Student-Run Assam State Government Sworn in
GAUHATI, India (AP) _ A 21-member Cabinet dominated by students was installed as the new government in Assam state Tuesday to the acclamation of nearly 200,000 supporters beating drums and exploding firecrackers.
The new chief minister is Prafulla Kumar Mahanta, 32, a law student at Gauhati University.
As president of the All-Assam Students Union, Mahanta led a six-year campaign demanding that more than a million illegal aliens from neighboring Bangladesh be deported. His government’s first action Tuesday was to set up a department for that purpose.
Agitators have claimed that the native Assamese Hindus were threatened culturally and economically by the refugee influx.
The bearded, balding Mahanta and his 13 senior ministers and seven deputy ministers were sworn in at Gauhati’s main sports stadium, which overflowed with spectators.
Mahanta told The Associated Press before the swearing-in that his government in Assam, an oil-rich, tea-growing state of 22 million people in northeastern India, was the world’s first student-dominated administration.
He said he was ″confident we can prove to the world that youths can run a government more efficiently.″
Most of the Cabinet members are under 35. Most were students, including 10 who were leaders of the students union. None has previous experience in administration.
Asked by the AP if this would impede running the government, Mahanta replied, ″Why should it? Even our prime minister (Rajiv Gandhi, leader of the central government in New Delhi) had no experience when he took over the reins of power last year.″
Mahanta, wearing a yellow woolen shawl and the Hindu religious ″tilak″ mark on his forehead, was sworn in by Gov. Bhishma Narayan Singh. He took the oath in Assamese.
Mahanta was followed by Bhrigu Phukan, his 29-year-old university classmate and the new home minister, who will be No. 2 man in the Cabinet. Phukan also was named deputy leader of the governing political party, Asom Gana Parishad, or Assam People’s Council.
The party, a student-led anti-immigrant group, unseated Gandhi’s Congress Party in special state elections last week.
The new government set up a new section, the Assam Accord Implementation Department, to put into effect terms of the recent settlement with Gandhi.
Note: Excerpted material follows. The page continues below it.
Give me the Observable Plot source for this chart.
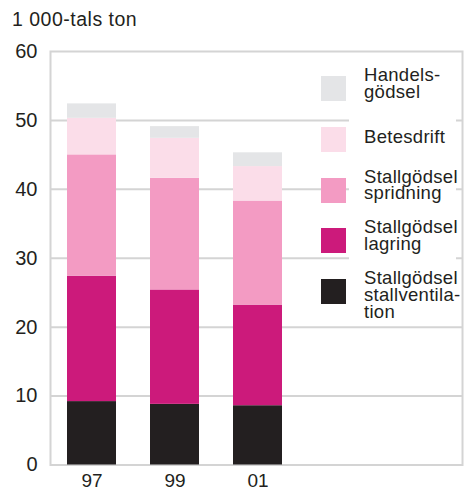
<!DOCTYPE html>
<html>
<head>
<meta charset="utf-8">
<script src="https://cdn.jsdelivr.net/npm/d3@7"></script>
<script src="https://cdn.jsdelivr.net/npm/@observablehq/plot@0.6"></script>
<style>
  html, body { margin: 0; padding: 0; background: #fff; }
  #wrap { position: relative; width: 464px; height: 490px; overflow: hidden;
          font-family: "Liberation Sans", Arial, Helvetica, sans-serif; color: #231f20; }
  #title { position: absolute; left: 12px; top: 9px; font-size: 19.5px; line-height: 20px; letter-spacing: 0.5px; white-space: nowrap; }
  #legbg { position: absolute; left: 349px; top: 60px; width: 107px; height: 263px; background: #fff; }
  .sw { position: absolute; left: 321px; width: 25px; height: 25px; }
  .lab { position: absolute; left: 364px; font-size: 18.5px; letter-spacing: 0.3px; white-space: nowrap; }
  .lab div { height: 16.8px; line-height: 16.8px; overflow: visible; }
  #chart svg { display: block; }
</style>
</head>
<body>
<div id="wrap">
  <div id="chart"></div>
  <div id="title"></div>
  <div id="legbg"></div>
</div>
<script>
const unit = "1 000-tals ton";
const years = ["97", "99", "01"];
const yTicks = [0, 10, 20, 30, 40, 50, 60];

// legend order (top to bottom)
const series = ["Handelsgödsel", "Betesdrift", "Stallgödsel spridning", "Stallgödsel lagring", "Stallgödsel stallventilation"];
const legendLines = [["Handels-", "gödsel"], ["Betesdrift"], ["Stallgödsel", "spridning"], ["Stallgödsel", "lagring"], ["Stallgödsel", "stallventila-", "tion"]];
const colors = ["#e4e5e7", "#fbdde9", "#f39bc3", "#cc1a7b", "#231f20"];

const handelsgodsel = [2.1, 1.7, 2.0];
const betesdrift = [5.3, 5.8, 5.0];
const spridning = [17.6, 16.2, 15.1];
const lagring = [18.2, 16.6, 14.6];
const stallventilation = [9.2, 8.8, 8.6];

const valuesBySeries = [handelsgodsel, betesdrift, spridning, lagring, stallventilation];

// stack from bottom: stallventilation first
const rows = [];
for (let s = series.length - 1; s >= 0; s--) {
  years.forEach((yr, i) => rows.push({ year: yr, series: series[s], value: valuesBySeries[s][i] }));
}

const W = 464, H = 490;
const chart = Plot.plot({
  width: W,
  height: H,
  marginLeft: 50,
  marginRight: 2,
  marginTop: 51,
  marginBottom: 25.5,
  style: { fontFamily: "'Liberation Sans', Arial, Helvetica, sans-serif", fontSize: "20px", color: "#231f20", background: "#fff" },
  x: { domain: years, range: [50, 299], paddingInner: 0.41, paddingOuter: 0.205, align: 0.5, label: null },
  y: { domain: [0, 60], label: null },
  color: { domain: series, range: colors },
  marks: [
    Plot.ruleY(yTicks.slice(1, -1), { stroke: "#d4d4d4", strokeWidth: 2 }),
    Plot.frame({ stroke: "#d4d4d4", strokeWidth: 2 }),
    Plot.barY(rows, { x: "year", y: "value", fill: "series", order: null }),
    Plot.axisY({ ticks: yTicks, tickSize: 0, tickPadding: 13, fontSize: 20, label: null }),
    Plot.axisX({ tickSize: 0, tickPadding: 8.5, fontSize: 19, label: null })
  ]
});
document.getElementById("chart").appendChild(chart);
document.getElementById("title").textContent = unit;

const wrap = document.getElementById("wrap");
const color = chart.scale("color");
series.forEach((s, i) => {
  const top = 76 + i * 50.75;
  const sw = document.createElement("div");
  sw.className = "sw";
  sw.style.top = top + "px";
  sw.style.background = color.apply(s);
  wrap.appendChild(sw);
  const lab = document.createElement("div");
  lab.className = "lab";
  const lines = legendLines[i];
  lab.style.top = (lines.length > 1 ? top - 9 : top + 2) + "px";
  lines.forEach(l => {
    const d = document.createElement("div");
    d.textContent = l;
    lab.appendChild(d);
  });
  wrap.appendChild(lab);
});
</script>
</body>
</html>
The accord calls for disenfranchisement and expulsion of illegal settlers.
Mahanta kept the department, which will identify aliens in Assam, under his personal charge.
Jnanananda S. Pathak, Assam’s director general of police, gave the estimate of nearly 200,000 people inside the stadium and said it was the largest public meeting ever held in Gauhati, Assam’s main city.
The ceremony was held at the stadium instead of at the governor’s residence, the traditional site, because the new leaders wanted their supporters to witness it.
Addressing the huge crowd after his swearing-in, Mahanta said: ″This government has come to power because of the sacrifices of many youths during the long years of agitation. We promise their sacrifices will not be in vain.″
He pledged to provide ″a clean and honest government″ that would ″give a new direction not only to Assam but also to the rest of India.″
More than 4,000 people were killed in ethnic violence during the anti-alien campaign, during which Mahanta himself was arrested several times.
Parishad was formed three months ago by student agitators after they signed the settlement with Gandhi. The midterm state elections were part of the accord.
The settlement says all illegal settlers who entered Assam between 1966-71 will lose the vote for 10 years, after which they will regain full citizenship rights. It says that ″immediate and practical steps″ should be taken to expel immigrants - most of them poor Moslems - who came after the 1971 Bangladesh war of independence.
Bangladesh says it will not take back those expelled.
Assam was the second state where the Congress Party was routed in elections held in response to settlements between Gandhi and agitators. Congress was beaten in Punjab three months ago following a peace accord between Gandhi and Sikh moderates.